## Begin Given information

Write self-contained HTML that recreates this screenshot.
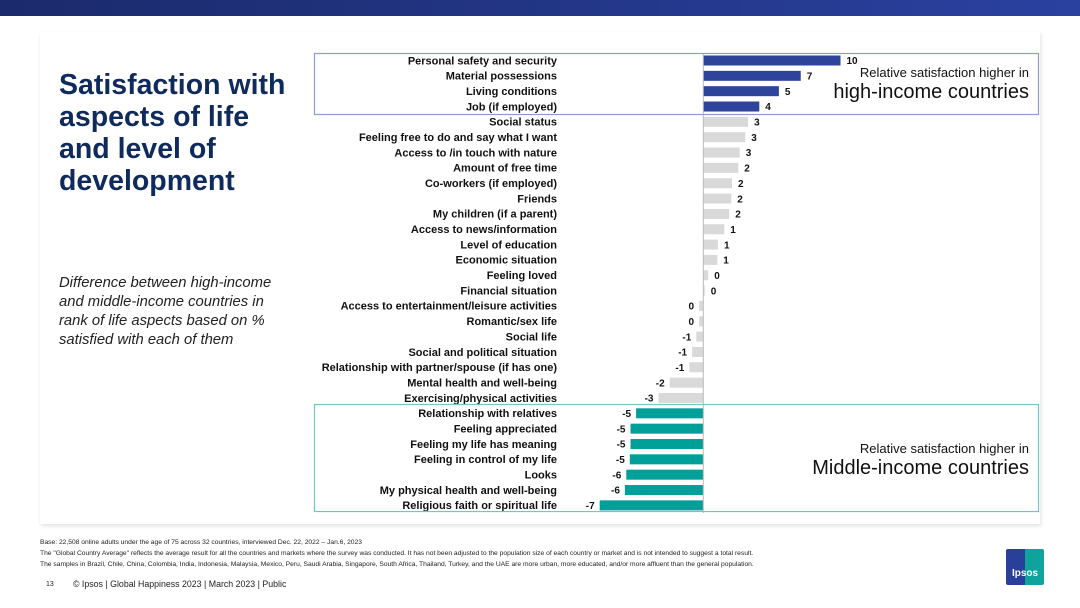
<!DOCTYPE html>
<html><head><meta charset="utf-8"><style>
body{margin:0;width:1080px;height:608px;background:#fff;font-family:"Liberation Sans",Arial,sans-serif;position:relative;overflow:hidden}
.abs{position:absolute}
</style></head><body>
<div class="abs" style="left:0;top:0;width:1080px;height:16px;background:linear-gradient(90deg,#1b2a6b,#2a41a0)"></div>
<div class="abs" style="left:40px;top:32px;width:1000px;height:492px;background:#fff;box-shadow:1px 2px 4px rgba(0,0,0,0.12)"></div>
<div class="abs" style="left:59px;top:69px;font-size:28.5px;line-height:32px;font-weight:bold;color:#0f2a5c">Satisfaction with<br>aspects of life<br>and level of<br>development</div>
<div class="abs" style="left:59px;top:274px;font-size:14.8px;line-height:19px;font-style:italic;color:#222">Difference between high-income<br>and middle-income countries in<br>rank of life aspects based on %<br>satisfied with each of them</div>
<svg class="abs" style="left:0;top:0" width="1080" height="608" id="chart"></svg>
<div class="abs" style="left:780px;top:65px;width:249px;text-align:right;color:#111"><div style="font-size:13px">Relative satisfaction higher in</div><div style="font-size:20px;margin-top:1px">high-income countries</div></div>
<div class="abs" style="left:780px;top:441px;width:249px;text-align:right;color:#111"><div style="font-size:13px">Relative satisfaction higher in</div><div style="font-size:20px;margin-top:1px">Middle-income countries</div></div>
<div class="abs" style="left:40px;top:537px;font-size:6.7px;line-height:11px;color:#222">Base: 22,508 online adults under the age of 75 across 32 countries, interviewed Dec. 22, 2022 – Jan.6, 2023<br>The "Global Country Average" reflects the average result for all the countries and markets where the survey was conducted. It has not been adjusted to the population size of each country or market and is not intended to suggest a total result.<br>The samples in Brazil, Chile, China, Colombia, India, Indonesia, Malaysia, Mexico, Peru, Saudi Arabia, Singapore, South Africa, Thailand, Turkey, and the UAE are more urban, more educated, and/or more affluent than the general population.</div>
<div class="abs" style="left:46px;top:581px;font-size:7px;color:#222">13</div>
<div class="abs" style="left:73px;top:579px;font-size:8.8px;color:#222">© Ipsos | Global Happiness 2023 | March 2023 | Public</div>
<div class="abs" style="left:1006px;top:549px;width:38px;height:36px;background:linear-gradient(90deg,#2a3f9a 50%,#0fa39c 50%);border-radius:2px;color:#fff;font-size:10px;font-weight:bold;text-align:center;line-height:50px">Ipsos</div>
<script>
const categories=["Personal safety and security","Material possessions","Living conditions","Job (if employed)","Social status","Feeling free to do and say what I want","Access to /in touch with nature","Amount of free time","Co-workers (if employed)","Friends","My children (if a parent)","Access to news/information","Level of education","Economic situation ","Feeling loved","Financial situation","Access to entertainment/leisure activities","Romantic/sex life","Social life","Social and political situation","Relationship with partner/spouse (if has one)","Mental health and well-being","Exercising/physical activities","Relationship with relatives","Feeling appreciated","Feeling my life has meaning","Feeling in control of my life","Looks","My physical health and well-being","Religious faith or spiritual life"];
const values=[9.8,6.96,5.4,4.0,3.2,3.0,2.6,2.5,2.05,2.0,1.85,1.5,1.05,1.0,0.35,0.1,-0.3,-0.3,-0.5,-0.8,-1.0,-2.4,-3.2,-4.8,-5.2,-5.2,-5.25,-5.5,-5.6,-7.4];
const valueLabels=["10","7","5","4","3","3","3","2","2","2","2","1","1","1","0","0","0","0","-1","-1","-1","-2","-3","-5","-5","-5","-5","-6","-6","-7"];
const groups=["high","high","high","high","mid","mid","mid","mid","mid","mid","mid","mid","mid","mid","mid","mid","mid","mid","mid","mid","mid","mid","mid","low","low","low","low","low","low","low"];
const svg=document.getElementById('chart');const NS='http://www.w3.org/2000/svg';
const x0=703.3,unit=14,y0=60.5,step=15.34,bh=10;
const xs=v=>x0+v*unit, ys=i=>y0+i*step;
const colors={high:'#2e449b',mid:'#d9d9d9',low:'#00a09a'};
function mk(t,a){const e=document.createElementNS(NS,t);for(const k in a)e.setAttribute(k,a[k]);svg.appendChild(e);return e;}
categories.forEach((c,i)=>{
 const v=values[i],y=ys(i);
 const r=mk('rect',{x:Math.min(xs(0),xs(v)),y:y-bh/2,width:Math.abs(xs(v)-xs(0)),height:bh,fill:colors[groups[i]]});
 
 
 const t=mk('text',{x:557,y:y+3.8,'text-anchor':'end','font-size':'11','font-weight':'bold',fill:'#111','font-family':'Liberation Sans, sans-serif'});
 t.textContent=c;
 
 
 const pos=v>=0;
 const vl=mk('text',{x:pos?xs(v)+6:xs(v)-5,y:y+3.7,'text-anchor':pos?'start':'end','font-size':'10','font-weight':'bold',fill:'#111','font-family':'Liberation Sans, sans-serif'});
 vl.textContent=valueLabels[i];
 
 
});
const ax=mk('line',{x1:x0,x2:x0,y1:53,y2:513,stroke:'#bbb','stroke-width':1});


const b1=mk('rect',{x:314.5,y:53.5,width:724,height:61,fill:'none',stroke:'#8f9bd0','stroke-width':1.2});


const b2=mk('rect',{x:314.5,y:404.5,width:724,height:107,fill:'none',stroke:'#6fc8c4','stroke-width':1.2});


</script>
</body></html>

## End Given information

Send back the data above word for word, with the pictures left out.

Exercise result ▸
Write self-contained HTML that recreates this screenshot.
<!DOCTYPE html>
<html><head><meta charset="utf-8"><style>
body{margin:0;width:1080px;height:608px;background:#fff;font-family:"Liberation Sans",Arial,sans-serif;position:relative;overflow:hidden}
.abs{position:absolute}
</style></head><body>
<div class="abs" style="left:0;top:0;width:1080px;height:16px;background:linear-gradient(90deg,#1b2a6b,#2a41a0)"></div>
<div class="abs" style="left:40px;top:32px;width:1000px;height:492px;background:#fff;box-shadow:1px 2px 4px rgba(0,0,0,0.12)"></div>
<div class="abs" style="left:59px;top:69px;font-size:28.5px;line-height:32px;font-weight:bold;color:#0f2a5c">Satisfaction with<br>aspects of life<br>and level of<br>development</div>
<div class="abs" style="left:59px;top:274px;font-size:14.8px;line-height:19px;font-style:italic;color:#222">Difference between high-income<br>and middle-income countries in<br>rank of life aspects based on %<br>satisfied with each of them</div>
<svg class="abs" style="left:0;top:0" width="1080" height="608" id="chart"></svg>
<div class="abs" style="left:780px;top:65px;width:249px;text-align:right;color:#111"><div style="font-size:13px">Relative satisfaction higher in</div><div style="font-size:20px;margin-top:1px">high-income countries</div></div>
<div class="abs" style="left:780px;top:441px;width:249px;text-align:right;color:#111"><div style="font-size:13px">Relative satisfaction higher in</div><div style="font-size:20px;margin-top:1px">Middle-income countries</div></div>
<div class="abs" style="left:40px;top:537px;font-size:6.7px;line-height:11px;color:#222">Base: 22,508 online adults under the age of 75 across 32 countries, interviewed Dec. 22, 2022 – Jan.6, 2023<br>The "Global Country Average" reflects the average result for all the countries and markets where the survey was conducted. It has not been adjusted to the population size of each country or market and is not intended to suggest a total result.<br>The samples in Brazil, Chile, China, Colombia, India, Indonesia, Malaysia, Mexico, Peru, Saudi Arabia, Singapore, South Africa, Thailand, Turkey, and the UAE are more urban, more educated, and/or more affluent than the general population.</div>
<div class="abs" style="left:46px;top:581px;font-size:7px;color:#222">13</div>
<div class="abs" style="left:73px;top:579px;font-size:8.8px;color:#222">© Ipsos | Global Happiness 2023 | March 2023 | Public</div>
<div class="abs" style="left:1006px;top:549px;width:38px;height:36px;background:linear-gradient(90deg,#2a3f9a 50%,#0fa39c 50%);border-radius:2px;color:#fff;font-size:10px;font-weight:bold;text-align:center;line-height:50px">Ipsos</div>
<script>
const categories=["Personal safety and security","Material possessions","Living conditions","Job (if employed)","Social status","Feeling free to do and say what I want","Access to /in touch with nature","Amount of free time","Co-workers (if employed)","Friends","My children (if a parent)","Access to news/information","Level of education","Economic situation ","Feeling loved","Financial situation","Access to entertainment/leisure activities","Romantic/sex life","Social life","Social and political situation","Relationship with partner/spouse (if has one)","Mental health and well-being","Exercising/physical activities","Relationship with relatives","Feeling appreciated","Feeling my life has meaning","Feeling in control of my life","Looks","My physical health and well-being","Religious faith or spiritual life"];
const values=[9.8,6.96,5.4,4.0,3.2,3.0,2.6,2.5,2.05,2.0,1.85,1.5,1.05,1.0,0.35,0.1,-0.3,-0.3,-0.5,-0.8,-1.0,-2.4,-3.2,-4.8,-5.2,-5.2,-5.25,-5.5,-5.6,-7.4];
const valueLabels=["10","7","5","4","3","3","3","2","2","2","2","1","1","1","0","0","0","0","-1","-1","-1","-2","-3","-5","-5","-5","-5","-6","-6","-7"];
const groups=["high","high","high","high","mid","mid","mid","mid","mid","mid","mid","mid","mid","mid","mid","mid","mid","mid","mid","mid","mid","mid","mid","low","low","low","low","low","low","low"];
const svg=document.getElementById('chart');const NS='http://www.w3.org/2000/svg';
const x0=703.3,unit=14,y0=60.5,step=15.34,bh=10;
const xs=v=>x0+v*unit, ys=i=>y0+i*step;
const colors={high:'#2e449b',mid:'#d9d9d9',low:'#00a09a'};
function mk(t,a){const e=document.createElementNS(NS,t);for(const k in a)e.setAttribute(k,a[k]);svg.appendChild(e);return e;}
categories.forEach((c,i)=>{
 const v=values[i],y=ys(i);
 const r=mk('rect',{x:Math.min(xs(0),xs(v)),y:y-bh/2,width:Math.abs(xs(v)-xs(0)),height:bh,fill:colors[groups[i]]});
 
 
 const t=mk('text',{x:557,y:y+3.8,'text-anchor':'end','font-size':'11','font-weight':'bold',fill:'#111','font-family':'Liberation Sans, sans-serif'});
 t.textContent=c;
 
 
 const pos=v>=0;
 const vl=mk('text',{x:pos?xs(v)+6:xs(v)-5,y:y+3.7,'text-anchor':pos?'start':'end','font-size':'10','font-weight':'bold',fill:'#111','font-family':'Liberation Sans, sans-serif'});
 vl.textContent=valueLabels[i];
 
 
});
const ax=mk('line',{x1:x0,x2:x0,y1:53,y2:513,stroke:'#bbb','stroke-width':1});


const b1=mk('rect',{x:314.5,y:53.5,width:724,height:61,fill:'none',stroke:'#8f9bd0','stroke-width':1.2});


const b2=mk('rect',{x:314.5,y:404.5,width:724,height:107,fill:'none',stroke:'#6fc8c4','stroke-width':1.2});


</script>
</body></html>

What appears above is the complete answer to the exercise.